Саблин долго молчал.
– Нет. Всех жалко, – сказал он. – Я понимаю – послать на подвиг, когда есть хотя один шанс, что посланный уцелеет, это одно, а послать, когда нет ни одного шанса, – это уже другое. Посылаешь эскадрон в атаку, знаешь, что половина не вернётся, но ведь не знаешь, кто именно ляжет – а тут послать и знать, что эти погибнут… Но я понимаю, что всё-таки это надо сделать.
– Сделайте, Александр Николаевич. Я на вашу славную дивизию надеюсь, – сказал Лоссовский. – Подберите, что ли, какого негодяя, которого всё равно суду предать надо и расстрелять, Георгиевский крест ему авансом и вдове тысячу рублей. А? Что? Правда?
– Нет, ваше высокопревосходительство, – серьёзно, в глубоком раздумье, словно не сам он говорил, а кто-то другой произнёс с расстановкой и, чуть заикаясь от охватившего его волнения, Саблин, – чистое дело, святое дело надо делать и чистыми руками, – я найду вам человека. Только скажите мне когда и позвольте съездить самому и осмотреть обстановку.
– Не угодно ли в первую лунную ночь пожаловать ко мне в дом лесника, вместе и поедем. Днём-то туда не пройдёшь. На выбор бьют по дороге. Место открытое. Я позвоню вам по телефону, – сказал Сонин.
– Хорошо.
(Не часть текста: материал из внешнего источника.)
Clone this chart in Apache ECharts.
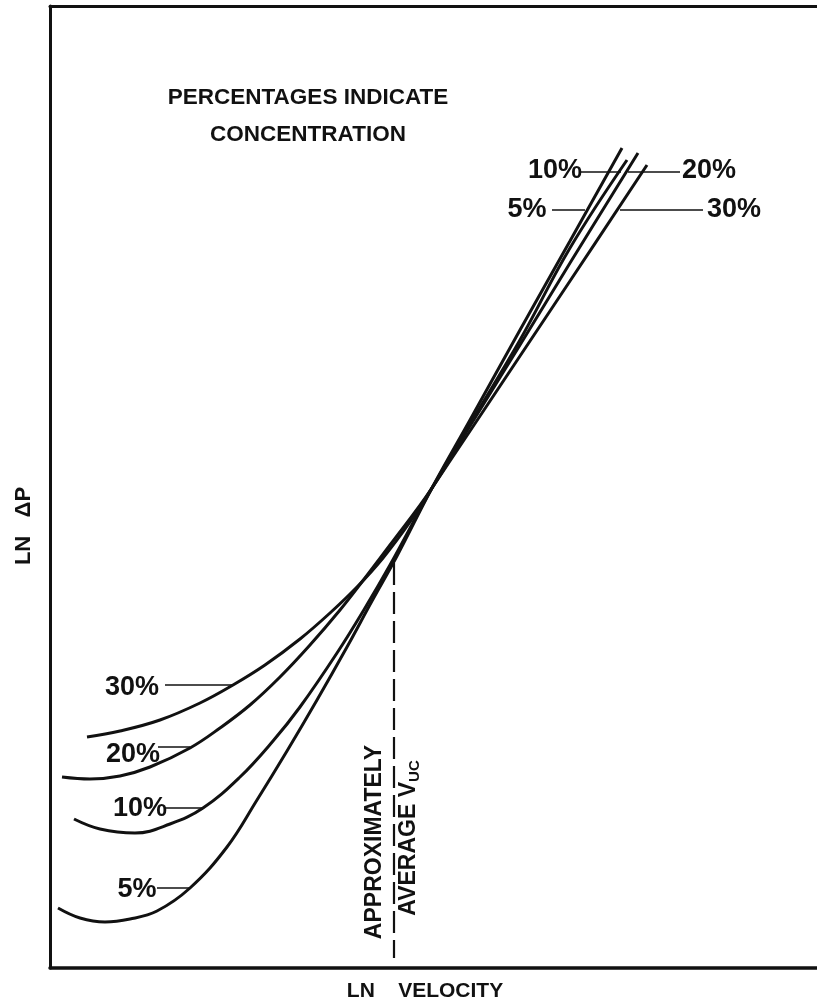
<!DOCTYPE html>
<html>
<head>
<meta charset="utf-8">
<script src="https://cdn.jsdelivr.net/npm/echarts@6/dist/echarts.min.js"></script>
<style>
html,body{margin:0;padding:0;background:#fff;}
#chart{width:817px;height:1007px;}
</style>
</head>
<body>
<div id="chart"></div>
<script>
// Arbitrary units (ln velocity, ln ΔP) — no ticks in the original
const curve5 = [[8,60],[30,50],[55,46],[80,49],[107,57],[140,80],[177,121],[207,168],[237,217],[267,268],[297,321],[322,367],[347,412],[382,480],[420,548],[470,638],[520,727],[572,820]];
const curve10 = [[24,149],[50,139],[85,135],[120,144],[153,160],[190,191],[223,227],[250,261],[287,315],[315,360],[340,403],[382,480],[420,544],[470,628],[520,720],[577,808]];
const curve20 = [[12,191],[40,189],[70,192],[100,201],[140,220],[170,240],[200,263],[230,291],[260,323],[290,358],[315,390],[340,423],[382,480],[420,542],[470,623],[520,705],[588,815]];
const curve30 = [[37,231],[70,237],[110,248],[150,265],[183,283],[215,303],[250,329],[280,355],[307,381],[333,410],[360,446],[382,480],[420,537],[470,612],[520,687],[597,803]];

const seriesNames = ['5%','10%','20%','30%'];

// leader lines from the percentage labels to the curves
const leaders = [
  [[107,80],[140,80]],     // 5% lower
  [[115,160],[153,160]],   // 10% lower
  [[108,221],[140,221]],   // 20% lower
  [[115,283],[183,283]],   // 30% lower
  [[502,758],[535,758]],   // 5% upper
  [[531,796],[571,796]],   // 10% upper
  [[578,796],[630,796]],   // 20% upper
  [[570,758],[653,758]]    // 30% upper
];

// label anchor points [x, y, text]
const pctLabels = [
  [87,78,'5%'],[90,159,'10%'],[83,213,'20%'],[82,280,'30%'],
  [477,758,'5%'],[505,797,'10%'],[659,797,'20%'],[684,758,'30%']
];

const titleLines = [[258,870,'PERCENTAGES INDICATE'],[258,833,'CONCENTRATION']];

// vertical dashed marker: approximately average V_uc
const vucLine = [[344,405],[344,10]];
const vucText = [[325,126,'APPROXIMATELY'],[359,130,'AVERAGE V']];

const xRange = [0, 767];
const yRange = [0, 962];

const FONT = 'Liberation Sans';
const INK = '#111';

const chart = echarts.init(document.getElementById('chart'), null, {renderer:'canvas'});

const series = [];
[curve5, curve10, curve20, curve30].forEach((c, i) => {
  series.push({
    type:'line', name: seriesNames[i], data: c, showSymbol:false, symbol:'none',
    smooth: 0.4,
    lineStyle:{color:INK, width:3}, silent:true, clip:false, z:3
  });
});
leaders.forEach(l => {
  series.push({type:'line', data:l, symbol:'none', lineStyle:{color:INK, width:1.6}, silent:true, z:2});
});
series.push({
  type:'line', data: vucLine, symbol:'none',
  lineStyle:{color:INK, width:2.2, type:[22,7]}, silent:true, z:2
});
const labelItem = {opacity:1, color:'transparent'};
series.push({
  type:'scatter', data: pctLabels, symbolSize:0, silent:true, z:5, itemStyle:labelItem,
  label:{show:true, position:'inside', formatter:p=>p.value[2], opacity:1,
    fontFamily:FONT, fontWeight:'bold', fontSize:27, color:INK}
});
series.push({
  type:'scatter', data: titleLines, symbolSize:0, silent:true, z:5, itemStyle:labelItem,
  label:{show:true, position:'inside', formatter:p=>p.value[2], opacity:1,
    fontFamily:FONT, fontWeight:'bold', fontSize:22.5, color:INK}
});
series.push({
  type:'scatter', data: vucText, symbolSize:0, silent:true, z:5, itemStyle:labelItem,
  label:{show:true, position:'inside', rotate:90, opacity:1,
    formatter:p=> p.dataIndex===1 ? '{a|' + p.value[2] + '}{s|UC}' : '{a|' + p.value[2] + '}',
    rich:{
      a:{fontFamily:FONT, fontWeight:'bold', fontSize:23, color:INK, lineHeight:26},
      s:{fontFamily:FONT, fontWeight:'bold', fontSize:15, color:INK, lineHeight:26, padding:[12,0,0,0]}
    }}
});

chart.setOption({
  backgroundColor:'#fff',
  animation:false,
  grid:{left:50, right:0, top:6, bottom:39, containLabel:false},
  xAxis:[
    {type:'value', min:xRange[0], max:xRange[1], position:'bottom',
     axisLine:{show:true, lineStyle:{color:INK, width:3.5}}, axisTick:{show:false},
     axisLabel:{show:false}, splitLine:{show:false}},
    {type:'value', min:xRange[0], max:xRange[1], position:'top',
     axisLine:{show:true, lineStyle:{color:INK, width:3}}, axisTick:{show:false},
     axisLabel:{show:false}, splitLine:{show:false}}
  ],
  yAxis:{type:'value', min:yRange[0], max:yRange[1],
     axisLine:{show:true, lineStyle:{color:INK, width:3}}, axisTick:{show:false},
     axisLabel:{show:false}, splitLine:{show:false}},
  graphic:[
    {type:'text', x:24, y:526, rotation:Math.PI/2,
     style:{text:'LN   ΔP', textAlign:'center', textVerticalAlign:'middle',
       font:'bold 22px "Liberation Sans"', fill:INK}},
    {type:'text', x:425, y:991,
     style:{text:'LN    VELOCITY', textAlign:'center', textVerticalAlign:'middle',
       font:'bold 21px "Liberation Sans"', fill:INK}}
  ],
  series: series
});
</script>
</body>
</html>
Я осмотрю всё сам и найду офицера! – сказал, вставая, чтобы откланяться корпусному командиру, Саблин.
– Спасибо, Александр Николаевич, – пожимая руку Саблину; сказал Лоссовский и признательно большими выпуклыми серыми глазами, в которые навернулась слеза, посмотрел в самую душу Саблину.
– Свой долг исполним, – сказал Саблин и, поклонившись Зиновьеву и Сонину, вышел из кабинета командира корпуса.